10 Ağustos 2014 tarihinde Türkiyeli Halk sandık başına giderek beş yıl kendisini yönetecek Cumhurbaşkanını vekili vasıtasıyla değil direk kendisi seçti. Her zaman yetki verdiği vekili tarafından seçiliyordu, bu görevi kendisi yaptı. Ama şimdi hak ettiği değeri görüyordu kendinde. Kendi Cumhurbaşkanını direk kimseye ihtiyaç duymadan, hür iradesiyle istediğini sandığa taşıyordu.
Ülkemizde ilk defa gerçekleşen bu hareket DEĞİŞİM için ‘’işaret fişeği’’ olmalıdır. Halkın doğrudan tercihini ve teveccühünü alan Türkiye’nin 12. Cumhurbaşkanı Recep Tayyip Erdoğan’a herkesimin destek olması gerekir.
Eğer evvelinde yaşanan tüm olumsuzlukları bugüne taşırsak geride bırakmazsak, geleceğimizde de sorunları yaşamaya devam ederiz. 10 Ağustos’ta gerçekleşen bu seçim sonrası herkesin yep yeni bembeyaz bir sayfa açması zaruridir.

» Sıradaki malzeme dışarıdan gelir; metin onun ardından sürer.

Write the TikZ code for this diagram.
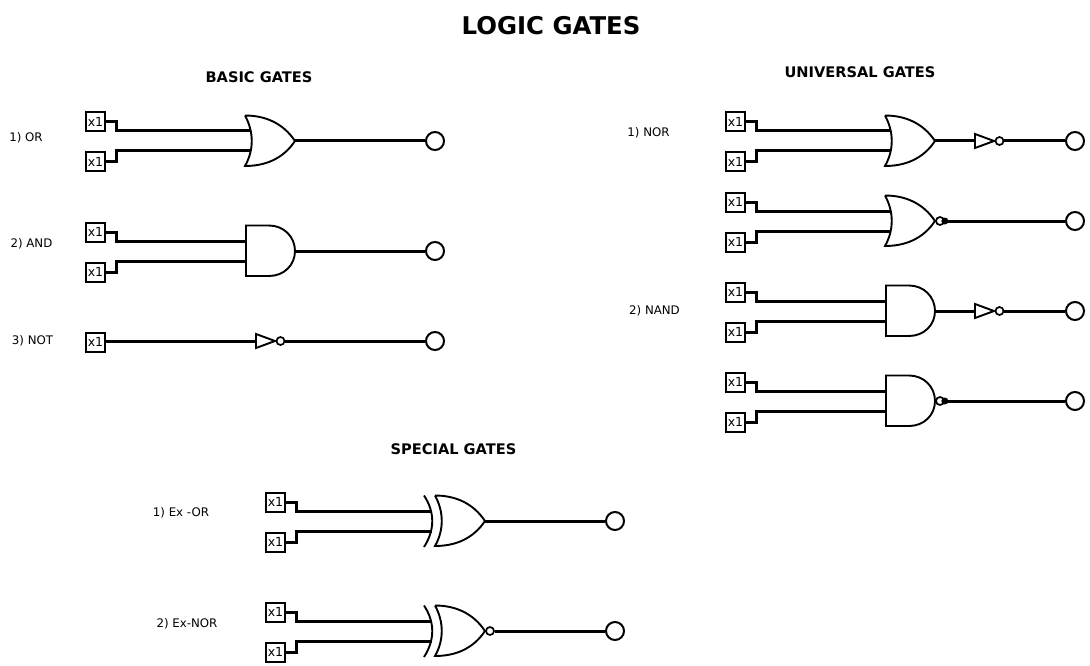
\documentclass[tikz,border=0pt]{standalone}
\usepackage{fontspec}
\setmainfont{DejaVu Sans}
\tikzset{
  wire/.style={line width=3pt},
  jog/.style={to path={(\tikztostart) -- ++(10.5,0) |- (\tikztotarget)}},
  inbox/.style={draw,line width=2pt,fill=white,minimum size=19pt,inner sep=0pt,font=\fontsize{12.5pt}{13pt}\selectfont},
  outpin/.style={draw,circle,line width=2pt,minimum size=18pt,inner sep=0pt},
  bubble/.style={draw,circle,line width=1.7pt,fill=white,minimum size=8pt,inner sep=0pt},
  lbl/.style={font=\fontsize{11.8pt}{13pt}\selectfont},
  head/.style={font=\fontsize{14.6pt}{17pt}\selectfont\bfseries},
  gateline/.style={line width=1.9pt,line join=miter},
  pics/orgate/.style={code={
    \draw[gateline,fill=white] (0,-25.5) .. controls (20,-25.5) and (38,-18) .. (50,0)
      .. controls (38,18) and (20,25) .. (0,25) .. controls (9,9) and (9,-9) .. (0,-25.5);
    \coordinate (-in1) at (5,-10);
    \coordinate (-in2) at (5,10);
    \coordinate (-out) at (50,0);
  }},
  pics/andgate/.style={code={
    \draw[gateline,fill=white] (1,-25.5) -- (24,-25.5) .. controls (39,-25.5) and (50,-14) .. (50,0)
      .. controls (50,14) and (39,25) .. (24,25) -- (1,25) -- cycle;
    \coordinate (-in1) at (1,-10);
    \coordinate (-in2) at (1,10);
    \coordinate (-out) at (50,0);
  }},
  pics/xorgate/.style={code={
    \draw[gateline] (-11,-25.5) .. controls (0,-9) and (0,9) .. (-11,26);
    \draw[gateline,fill=white] (0,-25.5) .. controls (20,-25.5) and (38,-18) .. (50,0)
      .. controls (38,18) and (20,25) .. (0,25) .. controls (9,9) and (9,-9) .. (0,-25.5);
    \coordinate (-in1) at (-3,-10);
    \coordinate (-in2) at (-3,10);
    \coordinate (-out) at (50,0);
  }},
  pics/notgate/.style={code={
    \draw[gateline,fill=white] (0,-7) -- (19,0) -- (0,7) -- cycle;
    \coordinate (-in) at (0,0);
    \coordinate (-out) at (29,0);
    \node[bubble] (-dot) at (24.5,0) {};
  }}
}
\begin{document}
\begin{tikzpicture}[x=1pt,y=-1pt]
  \useasboundingbox (0,0) rectangle (1090,666);
  \node[font=\fontsize{24.4pt}{28pt}\selectfont\bfseries] (title) at (551,25.5) {LOGIC GATES};
  \node[head] (basic) at (259,77) {BASIC GATES};
  \node[head] (universal) at (860,72) {UNIVERSAL GATES};
  \node[head] (special) at (453.5,449) {SPECIAL GATES};

  \node[lbl] (lor) at (26,138) {1) OR};
  \node[lbl] (land) at (31.5,244) {2) AND};
  \node[lbl] (lnot) at (32.5,341) {3) NOT};
  \node[lbl] (lnor) at (648.5,133) {1) NOR};
  \node[lbl] (lnand) at (654.5,311) {2) NAND};
  \node[lbl] (lxor) at (181,513) {1) Ex -OR};
  \node[lbl] (lxnor) at (187,624) {2) Ex-NOR};

  % basic
  \node[inbox] (ora) at (95.5,122) {x1};
  \node[inbox] (orb) at (95.5,162) {x1};
  \node[outpin] (oro) at (435,141) {};
  \pic (gor) at (245,141) {orgate};
  \draw[wire] (ora.east) to[jog] (gor-in1);
  \draw[wire] (orb.east) to[jog] (gor-in2);
  \draw[wire] (gor-out) -- (oro);

  \node[inbox] (anda) at (95.5,232) {x1};
  \node[inbox] (andb) at (95.5,272) {x1};
  \node[outpin] (ando) at (435,251) {};
  \pic (gand) at (245,251) {andgate};
  \draw[wire] (anda.east) to[jog] (gand-in1);
  \draw[wire] (andb.east) to[jog] (gand-in2);
  \draw[wire] (gand-out) -- (ando);

  \node[inbox] (nota) at (95.5,342) {x1};
  \node[outpin] (noto) at (435,341) {};
  \pic (gnot) at (256,341) {notgate};
  \draw[wire] (nota.east |- gnot-in) -- (gnot-in);
  \draw[wire] (gnot-out) -- (noto);

  % universal
  \node[inbox] (nora) at (735.5,122) {x1};
  \node[inbox] (norb) at (735.5,162) {x1};
  \node[outpin] (noro) at (1075,141) {};
  \pic (gnor) at (885,141) {orgate};
  \pic (nnor) at (975,141) {notgate};
  \draw[wire] (nora.east) to[jog] (gnor-in1);
  \draw[wire] (norb.east) to[jog] (gnor-in2);
  \draw[wire] (gnor-out) -- (nnor-in);
  \draw[wire] (nnor-out) -- (noro);

  \node[inbox] (norc) at (735.5,202) {x1};
  \node[inbox] (nord) at (735.5,242) {x1};
  \node[outpin] (norp) at (1075,221) {};
  \pic (hnor) at (885,221) {orgate};
  \node[bubble] (hnordot) at (940,221) {};
  \draw[wire] (norc.east) to[jog] (hnor-in1);
  \draw[wire] (nord.east) to[jog] (hnor-in2);
  \draw[wire] (hnordot.east) -- (norp);
  \fill (hnordot.east) circle (3.5);

  \node[inbox] (nanda) at (735.5,292) {x1};
  \node[inbox] (nandb) at (735.5,332) {x1};
  \node[outpin] (nando) at (1075,311) {};
  \pic (gnand) at (885,311) {andgate};
  \pic (nnand) at (975,311) {notgate};
  \draw[wire] (nanda.east) to[jog] (gnand-in1);
  \draw[wire] (nandb.east) to[jog] (gnand-in2);
  \draw[wire] (gnand-out) -- (nnand-in);
  \draw[wire] (nnand-out) -- (nando);

  \node[inbox] (nandc) at (735.5,382) {x1};
  \node[inbox] (nandd) at (735.5,422) {x1};
  \node[outpin] (nandp) at (1075,401) {};
  \pic (hnand) at (885,401) {andgate};
  \node[bubble] (hnanddot) at (940,401) {};
  \draw[wire] (nandc.east) to[jog] (hnand-in1);
  \draw[wire] (nandd.east) to[jog] (hnand-in2);
  \draw[wire] (hnanddot.east) -- (nandp);
  \fill (hnanddot.east) circle (3.5);

  % special
  \node[inbox] (xora) at (275.5,502) {x1};
  \node[inbox] (xorb) at (275.5,542) {x1};
  \node[outpin] (xoro) at (615,521) {};
  \pic (gxor) at (435,521) {xorgate};
  \draw[wire] (xora.east) to[jog] (gxor-in1);
  \draw[wire] (xorb.east) to[jog] (gxor-in2);
  \draw[wire] (gxor-out) -- (xoro);

  \node[inbox] (xnora) at (275.5,612) {x1};
  \node[inbox] (xnorb) at (275.5,652) {x1};
  \node[outpin] (xnoro) at (615,631) {};
  \pic (gxnor) at (435,631) {xorgate};
  \node[bubble] (xnordot) at (490,631) {};
  \draw[wire] (xnora.east) to[jog] (gxnor-in1);
  \draw[wire] (xnorb.east) to[jog] (gxnor-in2);
  \draw[wire] (xnordot) -- (xnoro);
\end{tikzpicture}
\end{document}
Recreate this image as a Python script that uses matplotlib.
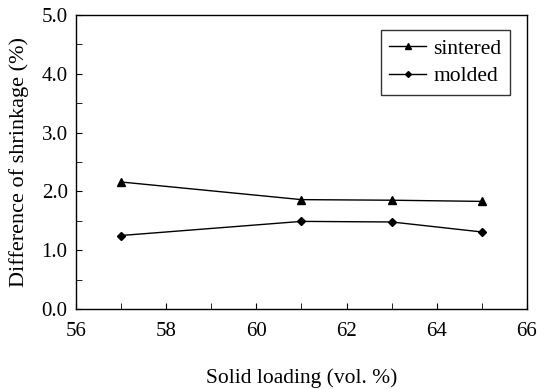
import matplotlib
matplotlib.use("Agg")
import matplotlib.pyplot as plt
from matplotlib.ticker import MultipleLocator, FormatStrFormatter

solid_loading = [57, 61, 63, 65]
sintered = [2.16, 1.86, 1.85, 1.83]
molded = [1.25, 1.49, 1.48, 1.31]

plt.rcParams['font.family'] = ['Liberation Serif', 'DejaVu Serif']

fig = plt.figure(figsize=(5.37, 3.89), dpi=100)
ax = fig.add_axes([76/537, 1-309/389, (527-76)/537, (309-15)/389])

ax.plot(solid_loading, sintered, color='black', lw=1, marker='^', ms=6, label='sintered')
ax.plot(solid_loading, molded, color='black', lw=1, marker='D', ms=4, label='molded')

ax.set_xlim(56, 66)
ax.set_ylim(0, 5)
ax.xaxis.set_major_locator(MultipleLocator(2))
ax.xaxis.set_minor_locator(MultipleLocator(1))
ax.yaxis.set_major_locator(MultipleLocator(1))
ax.yaxis.set_minor_locator(MultipleLocator(0.5))
ax.yaxis.set_major_formatter(FormatStrFormatter('%.1f'))
ax.tick_params(which='both', direction='in', top=False, right=False, labelsize=15, color='black')
ax.tick_params(which='both', length=4)
ax.tick_params(axis='x', pad=9)
ax.tick_params(axis='y', pad=6)
for s in ax.spines.values():
    s.set_linewidth(1)
    s.set_color('black')

ax.set_xlabel('Solid loading (vol. %)', fontsize=15.5, labelpad=20)
ax.set_ylabel('Difference of shrinkage (%)', fontsize=16, labelpad=9)

leg = ax.legend(loc='upper right', bbox_to_anchor=(0.962, 0.949), fontsize=15.5, frameon=True,
                fancybox=False, edgecolor='black', handlelength=1.7, handletextpad=0.33,
                borderpad=0.4, labelspacing=0.35, markerscale=0.75, borderaxespad=0)
leg.get_frame().set_linewidth(1)

fig.savefig('out.png', dpi=100)
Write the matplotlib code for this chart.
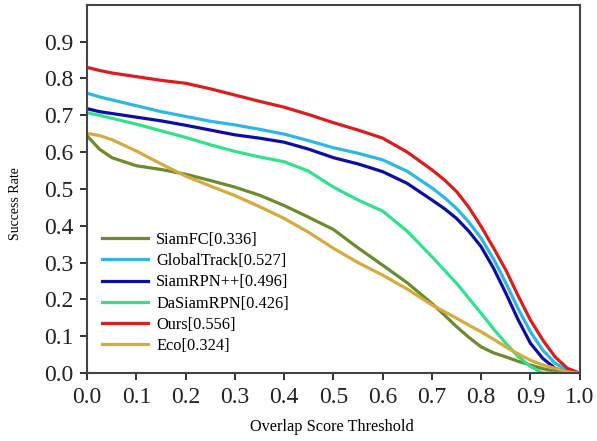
import matplotlib
matplotlib.use("Agg")
import matplotlib.pyplot as plt

plt.rcParams['font.family'] = ['Liberation Serif', 'DejaVu Serif']

# thresholds (finer steps where the curves bend hard)
x = [0.0, 0.025, 0.05, 0.1, 0.15, 0.2, 0.25, 0.3, 0.35, 0.4, 0.45, 0.5,
     0.55, 0.6, 0.65, 0.7, 0.725, 0.75, 0.775, 0.8, 0.825, 0.85, 0.875,
     0.9, 0.925, 0.95, 0.975, 1.0]

ours = [0.83, 0.822, 0.815, 0.805, 0.795, 0.787, 0.772, 0.755, 0.738, 0.722, 0.702, 0.68,
        0.66, 0.638, 0.60, 0.552, 0.525, 0.493, 0.45, 0.398, 0.34, 0.28, 0.21,
        0.144, 0.09, 0.044, 0.013, 0.0]
globaltrack = [0.76, 0.75, 0.742, 0.726, 0.71, 0.697, 0.684, 0.674, 0.662, 0.649, 0.631, 0.612,
               0.597, 0.579, 0.548, 0.503, 0.477, 0.447, 0.41, 0.366, 0.31, 0.245, 0.175,
               0.112, 0.0625, 0.027, 0.007, 0.0]
siamrpnpp = [0.718, 0.71, 0.705, 0.695, 0.685, 0.673, 0.66, 0.647, 0.638, 0.627, 0.608, 0.585,
             0.568, 0.547, 0.515, 0.47, 0.447, 0.42, 0.385, 0.343, 0.285, 0.217, 0.145,
             0.081, 0.04, 0.013, 0.002, 0.0]
dasiamrpn = [0.707, 0.70, 0.692, 0.676, 0.658, 0.64, 0.62, 0.602, 0.587, 0.574, 0.548, 0.505,
             0.47, 0.44, 0.385, 0.316, 0.28, 0.244, 0.203, 0.162, 0.12, 0.081, 0.045,
             0.018, 0.0, 0.0, 0.0, 0.0]
siamfc = [0.644, 0.608, 0.585, 0.563, 0.553, 0.54, 0.523, 0.505, 0.483, 0.455, 0.423, 0.39,
          0.34, 0.293, 0.245, 0.189, 0.158, 0.126, 0.097, 0.071, 0.055, 0.044, 0.032,
          0.022, 0.012, 0.005, 0.0, 0.0]
eco = [0.651, 0.645, 0.634, 0.603, 0.568, 0.535, 0.508, 0.482, 0.452, 0.42, 0.382, 0.339,
       0.30, 0.266, 0.228, 0.185, 0.167, 0.149, 0.13, 0.112, 0.092, 0.071, 0.052,
       0.035, 0.022, 0.013, 0.003, 0.0]

names = ['SiamFC[0.336]', 'GlobalTrack[0.527]', 'SiamRPN++[0.496]',
         'DaSiamRPN[0.426]', 'Ours[0.556]', 'Eco[0.324]']
series = [siamfc, globaltrack, siamrpnpp, dasiamrpn, ours, eco]
colors = ['#6a8c2c', '#2cb8e6', '#0c0ca8', '#2fe38c', '#e01b1b', '#d8a93c']

fig = plt.figure(figsize=(5.97, 4.41), dpi=100)
ax = fig.add_axes([0.146, 0.154, 0.825, 0.835])

for ys, c, n in zip(series, colors, names):
    ax.plot(x, ys, color=c, lw=2.3, label=n, solid_joinstyle='round')

ax.set_xlim(0, 1.0)
ax.set_ylim(0, 1.0)
ax.set_xticks([i / 10 for i in range(11)])
ax.set_yticks([i / 10 for i in range(10)])
ax.set_xticklabels(['%.1f' % (i / 10) for i in range(11)])
ax.set_yticklabels(['%.1f' % (i / 10) for i in range(10)])
ax.tick_params(direction='out', length=5, width=1.3, labelsize=17, pad=5,
               colors='#222222')
for s in ax.spines.values():
    s.set_linewidth(1.5)
    s.set_color('#444444')

ax.set_xlabel('Overlap Score Threshold', fontsize=11.7)
ax.set_ylabel('Success Rate', fontsize=10)
ax.xaxis.set_label_coords(0.496, -0.125)
ax.yaxis.set_label_coords(-0.132, 0.46)

ax.legend(loc='upper left', bbox_to_anchor=(0.01, 0.41), frameon=False,
          fontsize=11.8, handlelength=2.8, handletextpad=0.5, labelspacing=0.32,
          borderaxespad=0.2)

fig.savefig('out.png', dpi=100)
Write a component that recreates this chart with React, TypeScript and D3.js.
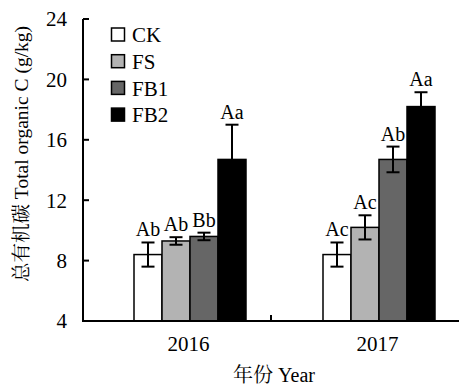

Türkiye Demokrasisi için, ülkemizin geleceği için önemli bir nitelik taşıyan bu gelişmeyi şansa dönüştürmezsek gerçekten yazık olur. Cumhurbaşkanının kafası rahat olmalı önceliği uzlaşı ve reform olmalıdır. Arkasına bakan, icraatları doğrultusunda hareket eden bir Cumhurbaşkanının başarılı olması, rahat hareket etmesi zorlaşabilir.
Cumhurbaşkanlığının diğer önemli bir kısmı da Türkiye’deki siyasi partilerin durumunu yeniden dizayn edecek olması.
Beklendiği gibi Cumhurbaşkanlığı seçimini oyların %51,7 Recep Tayyip Erdoğan alarak kazandı. Fakat muhalefetin parti temsilcileri, tabii ki bu sonucu kabullenemediler. On dört parti bir araya gelerek çatı adayını belirlerken, kazanma üzerine hesaplar yapmışlardı ama evdeki hesap çarşıya uymadı. Aldıkları %38 lık oyları alması bütün hesapları alt üst etti. Dolayısıyla meydana gelen bu sonuç beklide bazı parti genel başkanlarını koltuğundan edecek. Ve dolayısıyla Türkiye’nin siyasi arenası yeni simalarla tanışacak.
Bu seçim bir başka noktaya da dikkatleri çekti. O da Kürt kesimin oylarına talip olan Selahattin Demirtaş’ın yaklaşık % 10 oy alması çok önemli idi. On dört partinin adayı %38 oy alırken, tek başına seçime giren Sayın Demirtaş beklentilerin üzerinde oy alıyordu. Bu şuna bağlıyorum, Genel Başkan Selahattin Demirtaş ve mensubu olduğu parti teşkilatı siyasi meydanlara biraz daha yaklaşıyordu. Çözüm sürecindeki gelişmeler akabinde Selahattin Demirtaş’ında 10. Ağustostaki Cumhurbaşkanılığı seçim sürecinde meydanlardaki sevgi dilini kullanması ve sempatik tavırları seçmen tarafından kabul görüldüğünün göstergesiydi.
Cumhurbaşkanı seçilen Sayın Recep Tayyip Erdoğan yetkileri kabil görmesi yeni tartışma getireceğe benziyor. Sahip olduğu yetkileri her defasında kullanacağını dile getiren Başbakan Erdoğan, Çankaya’ya farklı bir rüzgar estireceğini şimdiden belirtmiş oldu.
12. Cumhurbaşkanı seçilen Recep Tayyip Erdoğan’a başarılar diler meydana gelen demokratik seçimin Türkiyeli Halklara hayırlı olmasını cani gönülden temenni ediyorum.